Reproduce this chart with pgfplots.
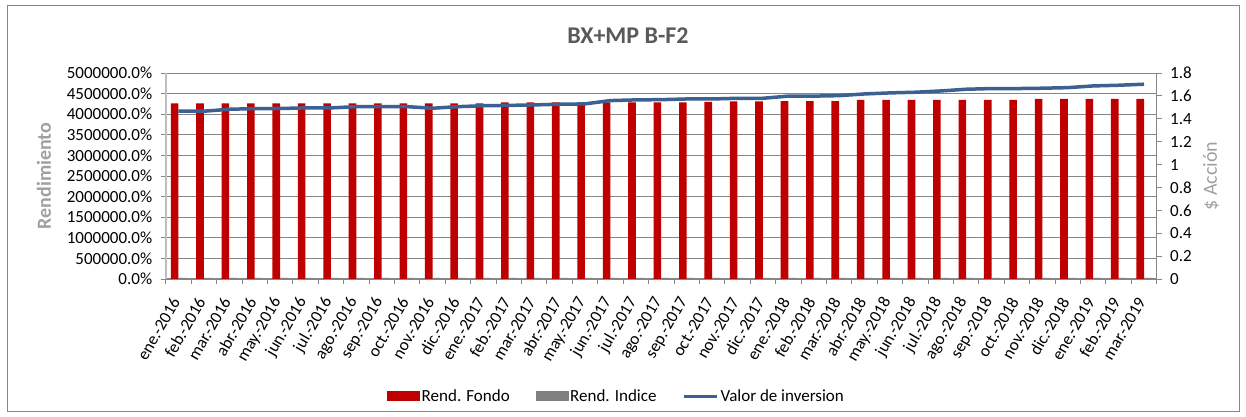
\documentclass[border=0pt]{standalone}
\usepackage{fontspec}
\setmainfont{Carlito}
\usepackage{pgfplots}
\usepackage{pgfplotstable}
\pgfplotsset{compat=1.18}
\definecolor{fondo}{RGB}{192,0,0}
\definecolor{indice}{RGB}{128,128,128}
\definecolor{valor}{RGB}{59,96,145}
\definecolor{gridc}{RGB}{134,134,134}
\definecolor{axisc}{RGB}{191,191,191}
\definecolor{labc}{RGB}{160,160,160}
\definecolor{titc}{RGB}{89,89,89}
\pgfplotstableread{
x fondo indice valor
0 4265000 30000 1.466
1 4265000 30000 1.466
2 4265000 30000 1.483
3 4265000 30000 1.489
4 4265000 30000 1.490
5 4265000 30000 1.495
6 4265000 30000 1.495
7 4265000 30000 1.506
8 4265000 30000 1.506
9 4265000 30000 1.506
10 4265000 30000 1.492
11 4265000 30000 1.506
12 4265000 30000 1.514
13 4290000 30000 1.517
14 4290000 30000 1.521
15 4290000 30000 1.527
16 4290000 30000 1.530
17 4285000 30000 1.559
18 4285000 30000 1.565
19 4285000 30000 1.567
20 4285000 30000 1.573
21 4300000 30000 1.573
22 4310000 30000 1.579
23 4310000 30000 1.579
24 4320000 30000 1.598
25 4320000 30000 1.598
26 4320000 30000 1.602
27 4345000 30000 1.617
28 4345000 30000 1.626
29 4345000 30000 1.632
30 4345000 30000 1.643
31 4345000 30000 1.658
32 4345000 30000 1.664
33 4345000 30000 1.664
34 4370000 30000 1.667
35 4370000 30000 1.672
36 4370000 30000 1.687
37 4370000 30000 1.693
38 4370000 30000 1.702
}\data
\begin{document}
\begin{tikzpicture}[x=1pt,y=1pt]
\useasboundingbox (0,0) rectangle (1246,417);
\draw[gridc, line width=1pt] (7.5,411.5) rectangle (1239.5,5.5);
\node[font=\fontsize{24}{28}\selectfont\bfseries, text=titc] at (628,381) {BX+MP B-F2};
\begin{axis}[
  at={(165.7pt,138pt)}, anchor=south west,
  scale only axis, width=991pt, height=206pt,
  xmin=-0.5, xmax=38.5, ymin=0, ymax=5000000,
  scaled y ticks=false,
  axis x line*=bottom, axis y line*=left,
  x axis line style={gridc, line width=1pt},
  y axis line style={axisc, line width=1.6pt},
  ybar=0pt, bar width=7.6pt,
  tick align=outside,
  xtick={0,...,38},
  xticklabels={ene.-2016,feb.-2016,mar.-2016,abr.-2016,may.-2016,jun.-2016,jul.-2016,ago.-2016,sep.-2016,oct.-2016,nov.-2016,dic.-2016,ene.-2017,feb.-2017,mar.-2017,abr.-2017,may.-2017,jun.-2017,jul.-2017,ago.-2017,sep.-2017,oct.-2017,nov.-2017,dic.-2017,ene.-2018,feb.-2018,mar.-2018,abr.-2018,may.-2018,jun.-2018,jul.-2018,ago.-2018,sep.-2018,oct.-2018,nov.-2018,dic.-2018,ene.-2019,feb.-2019,mar.-2019},
  major x tick style={draw=none},
  minor xtick={-0.5,0.5,...,38.5},
  minor x tick style={gridc, line width=0.8pt},
  minor tick length=5pt, major tick length=5pt,
  x tick label style={xshift=-2pt, yshift=-14pt, rotate=60, anchor=east, font=\fontsize{17}{20}\selectfont, inner sep=1pt},
  ytick={0,500000,1000000,1500000,2000000,2500000,3000000,3500000,4000000,4500000,5000000},
  yticklabels={0.0\%,500000.0\%,1000000.0\%,1500000.0\%,2000000.0\%,2500000.0\%,3000000.0\%,3500000.0\%,4000000.0\%,4500000.0\%,5000000.0\%},
  y tick label style={font=\fontsize{17}{20}\selectfont, xshift=-5pt},
  ytick style={gridc, line width=0.8pt},
  ymajorgrids, grid style={gridc, line width=0.8pt},
  ylabel={Rendimiento},
  every axis y label/.style={at={(rel axis cs:0,0.5)}, xshift=-121.7pt, rotate=90, anchor=center, font=\fontsize{20}{24}\selectfont\bfseries, text=labc},
]
\addplot[fill=fondo, draw=none] table[x=x,y=fondo]{\data};
\addplot[fill=indice, draw=none] table[x=x,y=indice]{\data};
\end{axis}
\begin{axis}[
  at={(165.7pt,138pt)}, anchor=south west,
  scale only axis, width=991pt, height=206pt,
  xmin=-0.5, xmax=38.5, ymin=0, ymax=1.8,
  axis x line=none, axis y line*=right,
  y axis line style={gridc, line width=1pt},
  tick align=outside, major tick length=5pt,
  ytick={0,0.2,0.4,0.6,0.8,1,1.2,1.4,1.6,1.8},
  yticklabels={0,0.2,0.4,0.6,0.8,1,1.2,1.4,1.6,1.8},
  y tick label style={font=\fontsize{17}{20}\selectfont, xshift=5pt},
  ytick style={gridc, line width=0.8pt},
  ylabel={\$ Acción},
  every axis y label/.style={at={(rel axis cs:1,0.5)}, xshift=54.3pt, rotate=90, anchor=center, font=\fontsize{20}{24}\selectfont, text=labc},
  legend style={at={(0.455,-0.568)}, anchor=center, draw=none, fill=none, legend columns=3,
    font=\fontsize{17}{20}\selectfont, /tikz/every even column/.append style={column sep=24pt},
    nodes={inner sep=2pt}},
]
\addlegendimage{legend image code/.code={\fill[fondo] (0pt,-4.5pt) rectangle (32pt,4.5pt);}}
\addlegendentry{Rend. Fondo}
\addlegendimage{legend image code/.code={\fill[indice] (0pt,-4.5pt) rectangle (32pt,4.5pt);}}
\addlegendentry{Rend. Indice}
\addplot[valor, line width=3.5pt, legend image code/.code={\draw[valor, line width=3pt] (0pt,0pt) -- (33pt,0pt);}] table[x=x,y=valor]{\data};
\addlegendentry{Valor de inversion}
\end{axis}
\end{tikzpicture}
\end{document}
□ □ □ □ □ □ □
WHAT THE TASK ASKS:
Skip the pictures, then retype every line above exactly.

WRITTEN SOLUTION:
Reproduce this chart with pgfplots.
\documentclass[border=0pt]{standalone}
\usepackage{fontspec}
\setmainfont{Carlito}
\usepackage{pgfplots}
\usepackage{pgfplotstable}
\pgfplotsset{compat=1.18}
\definecolor{fondo}{RGB}{192,0,0}
\definecolor{indice}{RGB}{128,128,128}
\definecolor{valor}{RGB}{59,96,145}
\definecolor{gridc}{RGB}{134,134,134}
\definecolor{axisc}{RGB}{191,191,191}
\definecolor{labc}{RGB}{160,160,160}
\definecolor{titc}{RGB}{89,89,89}
\pgfplotstableread{
x fondo indice valor
0 4265000 30000 1.466
1 4265000 30000 1.466
2 4265000 30000 1.483
3 4265000 30000 1.489
4 4265000 30000 1.490
5 4265000 30000 1.495
6 4265000 30000 1.495
7 4265000 30000 1.506
8 4265000 30000 1.506
9 4265000 30000 1.506
10 4265000 30000 1.492
11 4265000 30000 1.506
12 4265000 30000 1.514
13 4290000 30000 1.517
14 4290000 30000 1.521
15 4290000 30000 1.527
16 4290000 30000 1.530
17 4285000 30000 1.559
18 4285000 30000 1.565
19 4285000 30000 1.567
20 4285000 30000 1.573
21 4300000 30000 1.573
22 4310000 30000 1.579
23 4310000 30000 1.579
24 4320000 30000 1.598
25 4320000 30000 1.598
26 4320000 30000 1.602
27 4345000 30000 1.617
28 4345000 30000 1.626
29 4345000 30000 1.632
30 4345000 30000 1.643
31 4345000 30000 1.658
32 4345000 30000 1.664
33 4345000 30000 1.664
34 4370000 30000 1.667
35 4370000 30000 1.672
36 4370000 30000 1.687
37 4370000 30000 1.693
38 4370000 30000 1.702
}\data
\begin{document}
\begin{tikzpicture}[x=1pt,y=1pt]
\useasboundingbox (0,0) rectangle (1246,417);
\draw[gridc, line width=1pt] (7.5,411.5) rectangle (1239.5,5.5);
\node[font=\fontsize{24}{28}\selectfont\bfseries, text=titc] at (628,381) {BX+MP B-F2};
\begin{axis}[
  at={(165.7pt,138pt)}, anchor=south west,
  scale only axis, width=991pt, height=206pt,
  xmin=-0.5, xmax=38.5, ymin=0, ymax=5000000,
  scaled y ticks=false,
  axis x line*=bottom, axis y line*=left,
  x axis line style={gridc, line width=1pt},
  y axis line style={axisc, line width=1.6pt},
  ybar=0pt, bar width=7.6pt,
  tick align=outside,
  xtick={0,...,38},
  xticklabels={ene.-2016,feb.-2016,mar.-2016,abr.-2016,may.-2016,jun.-2016,jul.-2016,ago.-2016,sep.-2016,oct.-2016,nov.-2016,dic.-2016,ene.-2017,feb.-2017,mar.-2017,abr.-2017,may.-2017,jun.-2017,jul.-2017,ago.-2017,sep.-2017,oct.-2017,nov.-2017,dic.-2017,ene.-2018,feb.-2018,mar.-2018,abr.-2018,may.-2018,jun.-2018,jul.-2018,ago.-2018,sep.-2018,oct.-2018,nov.-2018,dic.-2018,ene.-2019,feb.-2019,mar.-2019},
  major x tick style={draw=none},
  minor xtick={-0.5,0.5,...,38.5},
  minor x tick style={gridc, line width=0.8pt},
  minor tick length=5pt, major tick length=5pt,
  x tick label style={xshift=-2pt, yshift=-14pt, rotate=60, anchor=east, font=\fontsize{17}{20}\selectfont, inner sep=1pt},
  ytick={0,500000,1000000,1500000,2000000,2500000,3000000,3500000,4000000,4500000,5000000},
  yticklabels={0.0\%,500000.0\%,1000000.0\%,1500000.0\%,2000000.0\%,2500000.0\%,3000000.0\%,3500000.0\%,4000000.0\%,4500000.0\%,5000000.0\%},
  y tick label style={font=\fontsize{17}{20}\selectfont, xshift=-5pt},
  ytick style={gridc, line width=0.8pt},
  ymajorgrids, grid style={gridc, line width=0.8pt},
  ylabel={Rendimiento},
  every axis y label/.style={at={(rel axis cs:0,0.5)}, xshift=-121.7pt, rotate=90, anchor=center, font=\fontsize{20}{24}\selectfont\bfseries, text=labc},
]
\addplot[fill=fondo, draw=none] table[x=x,y=fondo]{\data};
\addplot[fill=indice, draw=none] table[x=x,y=indice]{\data};
\end{axis}
\begin{axis}[
  at={(165.7pt,138pt)}, anchor=south west,
  scale only axis, width=991pt, height=206pt,
  xmin=-0.5, xmax=38.5, ymin=0, ymax=1.8,
  axis x line=none, axis y line*=right,
  y axis line style={gridc, line width=1pt},
  tick align=outside, major tick length=5pt,
  ytick={0,0.2,0.4,0.6,0.8,1,1.2,1.4,1.6,1.8},
  yticklabels={0,0.2,0.4,0.6,0.8,1,1.2,1.4,1.6,1.8},
  y tick label style={font=\fontsize{17}{20}\selectfont, xshift=5pt},
  ytick style={gridc, line width=0.8pt},
  ylabel={\$ Acción},
  every axis y label/.style={at={(rel axis cs:1,0.5)}, xshift=54.3pt, rotate=90, anchor=center, font=\fontsize{20}{24}\selectfont, text=labc},
  legend style={at={(0.455,-0.568)}, anchor=center, draw=none, fill=none, legend columns=3,
    font=\fontsize{17}{20}\selectfont, /tikz/every even column/.append style={column sep=24pt},
    nodes={inner sep=2pt}},
]
\addlegendimage{legend image code/.code={\fill[fondo] (0pt,-4.5pt) rectangle (32pt,4.5pt);}}
\addlegendentry{Rend. Fondo}
\addlegendimage{legend image code/.code={\fill[indice] (0pt,-4.5pt) rectangle (32pt,4.5pt);}}
\addlegendentry{Rend. Indice}
\addplot[valor, line width=3.5pt, legend image code/.code={\draw[valor, line width=3pt] (0pt,0pt) -- (33pt,0pt);}] table[x=x,y=valor]{\data};
\addlegendentry{Valor de inversion}
\end{axis}
\end{tikzpicture}
\end{document}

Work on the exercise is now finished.